Thin eyebrows are back, Brazilian butt lifts are out, and people are lining up to get their lip injections dissolved after years of the procedure trending — who can keep up with the beauty standards that change at the drop of a hat? Apparently, they’re inescapable even after death, as revealed by the restoration of a 17th-century portrait of an English Countess whose face was revised with larger lips long after the original work had been completed.
Part of the Suffolk collection, the full-body portrait of Countess Diana Cecil of Oxford has undergone conservation and will be displayed at the Kenwood House in Hampstead, London, this coming Thursday, November 30. While carefully stripping away the aged yellow varnish, collections conservator Alice Tate-Harte discovered that Diana’s portrait had been reworked. The Countess’s stoic expression was replaced with fuller, rosier lips that smiled slightly, and her hairline was brought down to make her forehead appear smaller.
“Under the microscope, it was possible to see that the later paint flowed into the cracks of the original paint — showing that the paint had been applied after the original paint had cracked some 100 years after completion,” Tate-Harte told Hyperallergic. “The later paint was also more soluble.”
Through the exposure of Dutch-English painter Cornelius Johnson’s dated signature, the restoration also revealed that the painting was completed in 1634 and not 1638 as previously believed.
In a statement provided by English Heritage, the charity organization that manages the Kenwood House and hundreds of other historic sites across England, Tate-Harte alleged that the revisions to Diana’s portrait could have been attempts to cover up the damaged surface after the painting had been rolled up, but noted that the unidentified restorer took liberties to “sweeten” her appearance.
“I hope I’ve done Diana justice by removing those additions and presenting her natural face to the world,” the conservator stated.
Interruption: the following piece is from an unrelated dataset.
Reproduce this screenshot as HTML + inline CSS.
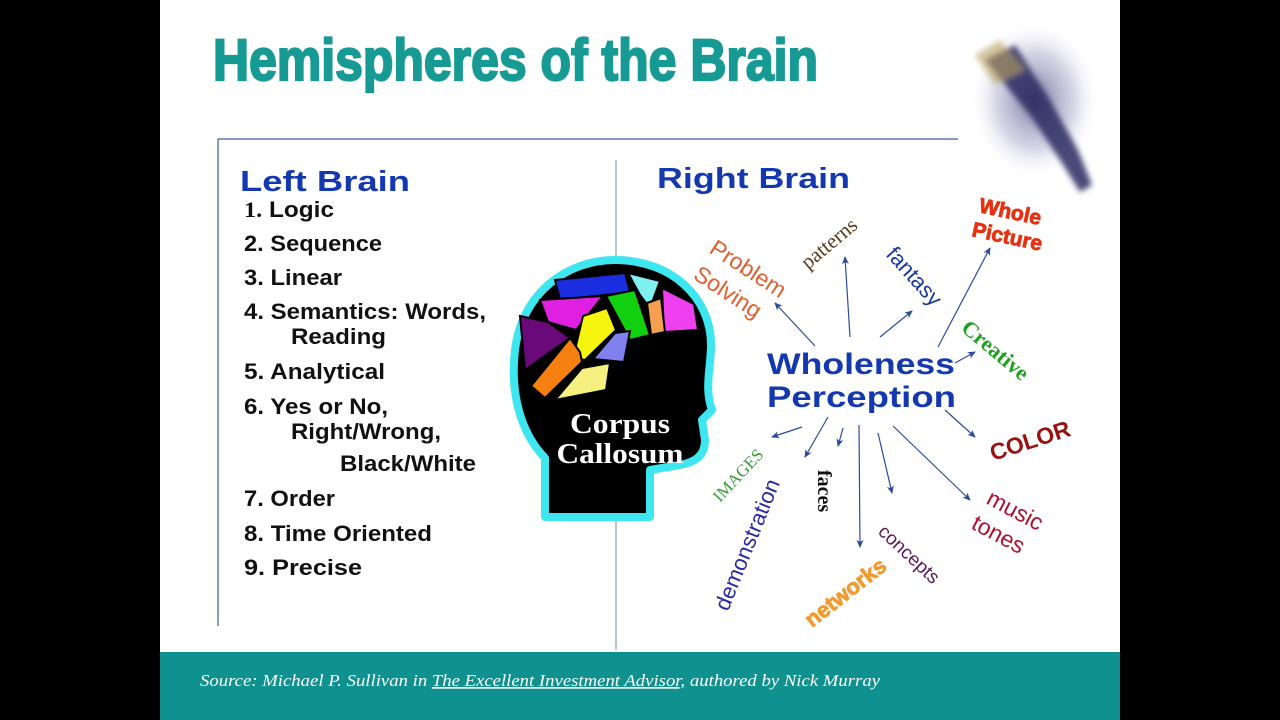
<!DOCTYPE html>
<html><head><meta charset="utf-8"><style>
html,body{margin:0;padding:0;background:#000;}
svg{display:block}
</style></head><body>
<svg width="1280" height="720" viewBox="0 0 1280 720" xmlns="http://www.w3.org/2000/svg" font-family="Liberation Sans, sans-serif">
<defs>
<marker id="a" markerWidth="8" markerHeight="8" refX="7" refY="4" orient="auto" markerUnits="userSpaceOnUse"><path d="M0,0.5 L8,4 L0,7.5 L2,4 Z" fill="#2a4a9a"/></marker>
<radialGradient id="g" cx="0.5" cy="0.5" r="0.5"><stop offset="0" stop-color="#3a3a70" stop-opacity="0.7"/><stop offset="0.6" stop-color="#8888b8" stop-opacity="0.35"/><stop offset="1" stop-color="#fff" stop-opacity="0"/></radialGradient>
<filter id="bl"><feGaussianBlur stdDeviation="3"/></filter>
</defs>
<rect x="160" y="0" width="960" height="720" fill="#fff"/>
<rect x="160" y="652" width="960" height="68" fill="#0f9190"/>
<text x="213" y="80" font-family="Liberation Sans Narrow, Liberation Sans, sans-serif" font-weight="bold" font-size="58" fill="#179a94" stroke="#179a94" stroke-width="2.2" textLength="605" lengthAdjust="spacingAndGlyphs">Hemispheres of the Brain</text>
<!-- chess piece approx -->
<ellipse cx="1035" cy="100" rx="65" ry="80" fill="url(#g)"/>
<g filter="url(#bl)">
<path d="M985,60 L1015,45 L1050,100 L1078,150 L1092,185 L1080,192 L1060,160 L1030,115 Z" fill="#2a2a60" opacity="0.85"/>
<path d="M975,55 L1000,40 L1025,70 L995,85 Z" fill="#b8a060" opacity="0.6"/>
</g>
<line x1="218" y1="139" x2="958" y2="139" stroke="#3a5a9a" stroke-width="1.2"/>
<line x1="218" y1="139" x2="218" y2="626" stroke="#3a5a9a" stroke-width="1.2"/>
<line x1="616" y1="160" x2="616" y2="650" stroke="#7a8aaa" stroke-width="1"/>
<text x="240" y="191" font-weight="bold" font-size="29" fill="#1438b0" textLength="170" lengthAdjust="spacingAndGlyphs">Left Brain</text>
<g font-weight="bold" font-size="22" fill="#111" lengthAdjust="spacingAndGlyphs">
<text x="244" y="217" textLength="90" lengthAdjust="spacingAndGlyphs"><tspan font-family="Liberation Serif, serif">1.</tspan> Logic</text>
<text x="244" y="251" textLength="138" lengthAdjust="spacingAndGlyphs">2. Sequence</text>
<text x="244" y="285" textLength="98" lengthAdjust="spacingAndGlyphs">3. Linear</text>
<text x="244" y="319" textLength="242" lengthAdjust="spacingAndGlyphs">4. Semantics: Words,</text>
<text x="291" y="344" textLength="95" lengthAdjust="spacingAndGlyphs">Reading</text>
<text x="244" y="379" textLength="141" lengthAdjust="spacingAndGlyphs">5. Analytical</text>
<text x="244" y="414" textLength="144" lengthAdjust="spacingAndGlyphs">6. Yes or No,</text>
<text x="291" y="439" textLength="150" lengthAdjust="spacingAndGlyphs">Right/Wrong,</text>
<text x="340" y="471" textLength="136" lengthAdjust="spacingAndGlyphs">Black/White</text>
<text x="244" y="506" textLength="91" lengthAdjust="spacingAndGlyphs">7. Order</text>
<text x="244" y="541" textLength="188" lengthAdjust="spacingAndGlyphs">8. Time Oriented</text>
<text x="244" y="575" textLength="118" lengthAdjust="spacingAndGlyphs">9.  Precise</text>
</g>
<text x="657" y="188" font-weight="bold" font-size="29" fill="#1438b0" textLength="193" lengthAdjust="spacingAndGlyphs">Right Brain</text>
<!-- head -->
<path d="M545,517 L545,458 C520,432 510,392 515,350 C522,292 568,260 615,260 C672,260 711,298 711,345 C711,368 704,388 712,410 L702,420 L705,440 C705,456 695,462 680,465 L650,470 L650,517 Z" fill="#000" stroke="#3ee6f0" stroke-width="8" stroke-linejoin="round"/>
<g stroke="#000" stroke-width="2">
<path d="M555,280 L625,273 L630,292 L560,300 Z" fill="#1a2ee0"/>
<path d="M628,273 L660,281 L650,308 L640,295 Z" fill="#7ff0f0"/>
<path d="M540,300 L603,296 L576,330 L548,322 Z" fill="#e020e0"/>
<path d="M606,296 L635,290 L650,335 L630,340 Z" fill="#10d010"/>
<path d="M662,288 L694,304 L698,330 L664,332 Z" fill="#ee40ee"/>
<path d="M647,303 L661,298 L665,332 L651,335 Z" fill="#f5a050"/>
<path d="M520,316 L548,322 L570,338 L525,370 Z" fill="#6a0a7a"/>
<path d="M583,316 L607,308 L616,330 L585,360 L573,358 Z" fill="#f5f510"/>
<path d="M615,333 L630,331 L624,362 L593,359 Z" fill="#8080ee"/>
<path d="M570,338 L580,352 L582,362 L545,398 L531,386 Z" fill="#f58010"/>
<path d="M582,368 L610,363 L606,390 L555,400 Z" fill="#f5f080"/>
</g>
<text x="620" y="433" text-anchor="middle" font-family="Liberation Serif, serif" font-weight="bold" font-size="29" fill="#fff" textLength="100" lengthAdjust="spacingAndGlyphs">Corpus</text>
<text x="620" y="463" text-anchor="middle" font-family="Liberation Serif, serif" font-weight="bold" font-size="29" fill="#fff" textLength="127" lengthAdjust="spacingAndGlyphs">Callosum</text>
<!-- center -->
<text x="767" y="374" font-weight="bold" font-size="30" fill="#1438b0" textLength="188" lengthAdjust="spacingAndGlyphs">Wholeness</text>
<text x="767" y="407" font-weight="bold" font-size="30" fill="#1438b0" textLength="189" lengthAdjust="spacingAndGlyphs">Perception</text>
<g stroke="#2a4a9a" stroke-width="1.2" marker-end="url(#a)">
<line x1="815" y1="346" x2="775" y2="303"/>
<line x1="850" y1="337" x2="845" y2="257"/>
<line x1="880" y1="337" x2="912" y2="311"/>
<line x1="938" y1="347" x2="990" y2="248"/>
<line x1="955" y1="363" x2="975" y2="352"/>
<line x1="945" y1="410" x2="975" y2="437"/>
<line x1="893" y1="426" x2="970" y2="500"/>
<line x1="878" y1="433" x2="892" y2="493"/>
<line x1="859" y1="425" x2="860" y2="547"/>
<line x1="843" y1="428" x2="838" y2="446"/>
<line x1="828" y1="417" x2="805" y2="457"/>
<line x1="802" y1="427" x2="772" y2="437"/>
</g>
<text transform="translate(708,252) rotate(33)" font-size="23" fill="#e06030">Problem</text>
<text transform="translate(692,278) rotate(33)" font-size="23" fill="#e06030">Solving</text>
<text transform="translate(808,270) rotate(-40)" font-family="Liberation Serif, serif" font-size="21" fill="#5a3a1a">patterns</text>
<text transform="translate(885,255) rotate(48)" font-size="22" fill="#1a3a9a">fantasy</text>
<text transform="translate(978,212) rotate(12)" font-weight="bold" font-family="Liberation Sans Narrow, sans-serif" font-size="21" fill="#e83010" stroke="#e83010" stroke-width="0.8">Whole</text>
<text transform="translate(971,236) rotate(12)" font-weight="bold" font-family="Liberation Sans Narrow, sans-serif" font-size="21" fill="#e83010" stroke="#e83010" stroke-width="0.8">Picture</text>
<text transform="translate(960,330) rotate(40)" font-family="Liberation Serif, serif" font-weight="bold" font-size="22" fill="#20a020">Creative</text>
<text transform="translate(993,461) rotate(-18)" font-weight="bold" font-size="23" fill="#9a1010">COLOR</text>
<text transform="translate(985,503) rotate(28)" font-size="23" fill="#b01030">music</text>
<text transform="translate(970,528) rotate(28)" font-size="23" fill="#b01030">tones</text>
<text transform="translate(877,533) rotate(43)" font-size="19" fill="#5a1a5a">concepts</text>
<text transform="translate(812,628) rotate(-38)" font-weight="bold" font-family="Liberation Sans Narrow, sans-serif" font-size="22" fill="#f09a30" stroke="#f09a30" stroke-width="0.8">networks</text>
<text transform="translate(818,470) rotate(90)" font-family="Liberation Serif, serif" font-weight="bold" font-size="20" fill="#111">faces</text>
<text transform="translate(728,612) rotate(-68)" font-size="22" fill="#2a2aa0">demonstration</text>
<text transform="translate(720,503) rotate(-47)" font-family="Liberation Serif, serif" font-size="17" fill="#3a9a3a">IMAGES</text>
<text x="200" y="686" font-family="Liberation Serif, serif" font-style="italic" font-size="17" fill="#fff" textLength="680" lengthAdjust="spacingAndGlyphs">Source: Michael P. Sullivan in <tspan text-decoration="underline">The Excellent Investment Advisor,</tspan>  authored by Nick Murray</text>
</svg>
</body></html>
This instance of analog Facetuning, which likely occurred long after Diana’s death in 1654, raised both eyebrows and questions about the evolving beauty standards applied to women during history as well as today.
Kenwood’s collections curator Louise Cooling told Hyperallergic that while the plumped lips are informed by the shifts in beauty standards between the 17th century and the late 19th to early 20th centuries, “the gentle smile speaks to the changing way that women were viewed and expected to behave.”
“By the time the restorer revised the painting, there were firmly established ideas about what constituted ideal femininity,” Cooling continued. “The smile softens Diana’s face, suggesting a sweeter, more demure women than the more characterful, more serious face of the original portrait.”
Cooling also expanded on the revision of Diana’s hairline, explaining that the high forehead look popularized by Queen Elizabeth I was regarded as beautiful during the 16th and 17th centuries, but the Victorians associated women’s hair with “youthfulness and natural beauty,” so lowering Diana’s hairline is “a reflection of these changing beauty ideals.”
Like many who have gone under the knife or needle and are now seeking procedure reversals, Diana, who was considered a natural beauty in her time, has since had her fillers “dissolved” and her hairline replaced to its original height with Tate-Harte’s precision. The presentation of the Countess’s authentic face turns the mirror back on history’s absurd standards for women’s attractiveness and perceived femininity.